ECLI:NL:CBB:2025:619
College van Beroep voor het bedrijfsleven
- Eerste aanleg - enkelvoudig
- Rechtspraak.nl
Beoordeling van de afwijzing van een subsidieaanvraag voor warmtepompen op basis van onjuiste gegevens
In deze zaak heeft het College van Beroep voor het Bedrijfsleven op 25 november 2025 uitspraak gedaan in een geschil tussen [naam 1] B.V. en de minister van Klimaat en Groene Groei. De onderneming had op 15 november 2022 een subsidie aangevraagd voor de aanschaf van twee warmtepompen, maar de minister heeft deze subsidie op nihil vastgesteld omdat de onderneming onjuiste gegevens had verstrekt. De minister concludeerde terecht dat de onderneming de aankoopverplichting al op 14 november 2022 was aangegaan, voordat de subsidieaanvraag was ingediend. Dit betekent dat de aanvraag niet voldeed aan het vereiste van stimulerend effect, zoals voorgeschreven in de Regeling nationale EZK- en LNV-subsidies.
De onderneming voerde aan dat de minister ten onrechte had geconcludeerd dat er geen stimulerend effect was, omdat zij de warmtepompen juist vanwege de subsidiëringsmogelijkheid had aangeschaft. Tijdens de zitting op 17 oktober 2025 werd echter duidelijk dat de aanbetaling voor de warmtepompen al vóór de subsidieaanvraag was gedaan. Het College oordeelde dat de minister bevoegd was om de subsidie op nihil vast te stellen, omdat de onderneming onjuiste informatie had verstrekt over de aankoopdatum.

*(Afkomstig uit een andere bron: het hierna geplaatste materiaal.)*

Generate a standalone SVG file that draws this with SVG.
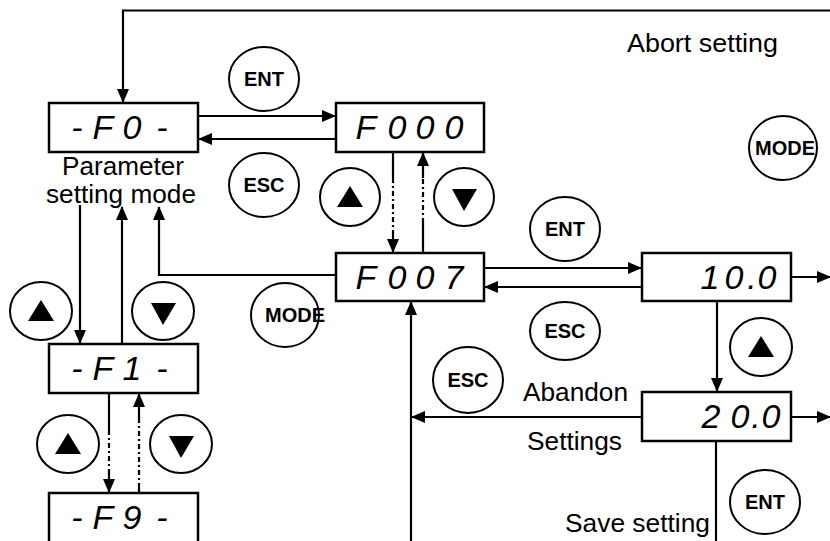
<svg xmlns="http://www.w3.org/2000/svg" width="830" height="541" viewBox="0 0 830 541">
<style>
  .box { fill: #fff; stroke: #000; stroke-width: 2.5; }
  .seg { font-family: "Liberation Sans", Arial, sans-serif; font-style: italic; font-size: 34px; fill: #000; text-anchor: middle; }
  .lbl { font-family: "Liberation Sans", Arial, sans-serif; font-size: 25px; fill: #000; }
  .btn { fill: #fff; stroke: #000; stroke-width: 2; }
  .btxt { font-family: "Liberation Sans", Arial, sans-serif; font-weight: bold; font-size: 20px; fill: #000; text-anchor: middle; }
  .tri { fill: #000; }
  .ln { fill: none; stroke: #000; stroke-width: 2.2; }
  .dash { fill: none; stroke: #000; stroke-width: 2.2; stroke-dasharray: 5 3 2 3; }
</style>
<defs>
  <marker id="ah" markerUnits="userSpaceOnUse" markerWidth="14" markerHeight="12" refX="13" refY="6" orient="auto">
    <path d="M0,0 L14,6 L0,12 Z" fill="#000"/>
  </marker>
</defs>
<rect width="830" height="541" fill="#fff"/>

<g id="connectors">
  <path class="ln" d="M830,10.5 H123 V102" marker-end="url(#ah)"/>
  <path class="ln" d="M198,116 H335" marker-end="url(#ah)"/>
  <path class="ln" d="M336,139 H199" marker-end="url(#ah)"/>
  <path class="ln" d="M393,152 V178"/>
  <path class="dash" d="M393,178 V230"/>
  <path class="ln" d="M393,230 V252" marker-end="url(#ah)"/>
  <path class="ln" d="M423,253 V223"/>
  <path class="dash" d="M423,223 V178"/>
  <path class="ln" d="M423,178 V153" marker-end="url(#ah)"/>
  <path class="ln" d="M336,275 H159 V207" marker-end="url(#ah)"/>
  <path class="ln" d="M80,205 V343" marker-end="url(#ah)"/>
  <path class="ln" d="M122,344 V207" marker-end="url(#ah)"/>
  <path class="ln" d="M109,393 V430"/>
  <path class="dash" d="M109,430 V470"/>
  <path class="ln" d="M109,470 V492" marker-end="url(#ah)"/>
  <path class="ln" d="M139,493 V488"/>
  <path class="dash" d="M139,488 V418"/>
  <path class="ln" d="M139,418 V394" marker-end="url(#ah)"/>
  <path class="ln" d="M484,268 H641" marker-end="url(#ah)"/>
  <path class="ln" d="M642,287 H485" marker-end="url(#ah)"/>
  <path class="ln" d="M791,277 H830" marker-end="url(#ah)"/>
  <path class="ln" d="M717,301 V391" marker-end="url(#ah)"/>
  <path class="ln" d="M791,417 H830" marker-end="url(#ah)"/>
  <path class="ln" d="M642,417 H412" marker-end="url(#ah)"/>
  <path class="ln" d="M411,541 V302" marker-end="url(#ah)"/>
  <path class="ln" d="M716,441 V541"/>
</g>

<g id="node-F0">
  <rect class="box" x="49" y="103" width="149" height="49"/>
  <text class="seg" x="77 103 132 162" y="139">-F0-</text>
</g>
<g id="node-F000">
  <rect class="box" x="336" y="103" width="148" height="49"/>
  <text class="seg" x="366 397 425 454" y="139">F000</text>
</g>
<g id="node-F007">
  <rect class="box" x="336" y="253" width="148" height="48"/>
  <text class="seg" x="366 397 425 454" y="289">F007</text>
</g>
<g id="node-F1">
  <rect class="box" x="49" y="344" width="149" height="49"/>
  <text class="seg" x="77 103 132 162" y="380">-F1-</text>
</g>
<g id="node-F9">
  <rect class="box" x="49" y="493" width="149" height="50"/>
  <text class="seg" x="77 103 132 162" y="529">-F9-</text>
</g>
<g id="node-10">
  <rect class="box" x="642" y="253" width="149" height="48"/>
  <text class="seg" x="710 734 752 767" y="289">10.0</text>
</g>
<g id="node-20">
  <rect class="box" x="642" y="392" width="149" height="49"/>
  <text class="seg" x="711 740 756 771" y="428">20.0</text>
</g>

<g id="labels">
  <text class="lbl" x="62" y="175" textLength="122" lengthAdjust="spacingAndGlyphs">Parameter</text>
  <text class="lbl" x="46" y="203" textLength="150" lengthAdjust="spacingAndGlyphs">setting mode</text>
  <text class="lbl" x="627" y="52" textLength="151" lengthAdjust="spacingAndGlyphs">Abort setting</text>
  <text class="lbl" x="523" y="401" textLength="105" lengthAdjust="spacingAndGlyphs">Abandon</text>
  <text class="lbl" x="527" y="450" textLength="95" lengthAdjust="spacingAndGlyphs">Settings</text>
  <text class="lbl" x="565" y="532" textLength="145" lengthAdjust="spacingAndGlyphs">Save setting</text>
</g>

<g id="btn-ent-1">
  <ellipse class="btn" cx="264" cy="79" rx="35" ry="32"/>
  <text class="btxt" x="264" y="86">ENT</text>
</g>
<g id="btn-esc-1">
  <ellipse class="btn" cx="264" cy="185" rx="35" ry="32"/>
  <text class="btxt" x="264" y="192">ESC</text>
</g>
<g id="btn-up-1">
  <ellipse class="btn" cx="350" cy="197" rx="30" ry="29"/>
  <polygon class="tri" points="350,186 337,207 363,207"/>
</g>
<g id="btn-down-1">
  <ellipse class="btn" cx="464" cy="197" rx="30" ry="29"/>
  <polygon class="tri" points="452,189 477,189 464,211"/>
</g>
<g id="btn-mode-1">
  <ellipse class="btn" cx="783" cy="148" rx="34" ry="32"/>
  <text class="btxt" x="785" y="155">MODE</text>
</g>
<g id="btn-ent-2">
  <ellipse class="btn" cx="565" cy="229" rx="35" ry="32"/>
  <text class="btxt" x="565" y="236">ENT</text>
</g>
<g id="btn-esc-2">
  <ellipse class="btn" cx="565" cy="331" rx="35" ry="29"/>
  <text class="btxt" x="565" y="338">ESC</text>
</g>
<g id="btn-up-2">
  <ellipse class="btn" cx="761" cy="347" rx="31" ry="29"/>
  <polygon class="tri" points="761,336 748,357 774,357"/>
</g>
<g id="btn-esc-3">
  <ellipse class="btn" cx="468" cy="380" rx="35" ry="33"/>
  <text class="btxt" x="468" y="387">ESC</text>
</g>
<g id="btn-ent-3">
  <ellipse class="btn" cx="765" cy="502" rx="35" ry="32"/>
  <text class="btxt" x="765" y="509">ENT</text>
</g>
<g id="btn-mode-2">
  <ellipse class="btn" cx="285" cy="315" rx="34" ry="32"/>
  <text class="btxt" x="295" y="322">MODE</text>
</g>
<g id="btn-up-3">
  <ellipse class="btn" cx="41" cy="311" rx="31" ry="29"/>
  <polygon class="tri" points="41,300 28,321 54,321"/>
</g>
<g id="btn-down-3">
  <ellipse class="btn" cx="163" cy="311" rx="31" ry="29"/>
  <polygon class="tri" points="151,303 176,303 163,325"/>
</g>
<g id="btn-up-4">
  <ellipse class="btn" cx="68" cy="444" rx="31" ry="29"/>
  <polygon class="tri" points="68,433 55,454 81,454"/>
</g>
<g id="btn-down-4">
  <ellipse class="btn" cx="181" cy="444" rx="31" ry="29"/>
  <polygon class="tri" points="169,436 194,436 181,458"/>
</g>
</svg>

Het beroep van de onderneming op het vertrouwensbeginsel werd afgewezen, omdat er geen toezeggingen waren gedaan door de overheid die de onderneming redelijkerwijs kon doen vertrouwen op een positieve beslissing. Het College verklaarde het beroep ongegrond en de minister was niet verplicht om proceskosten te vergoeden.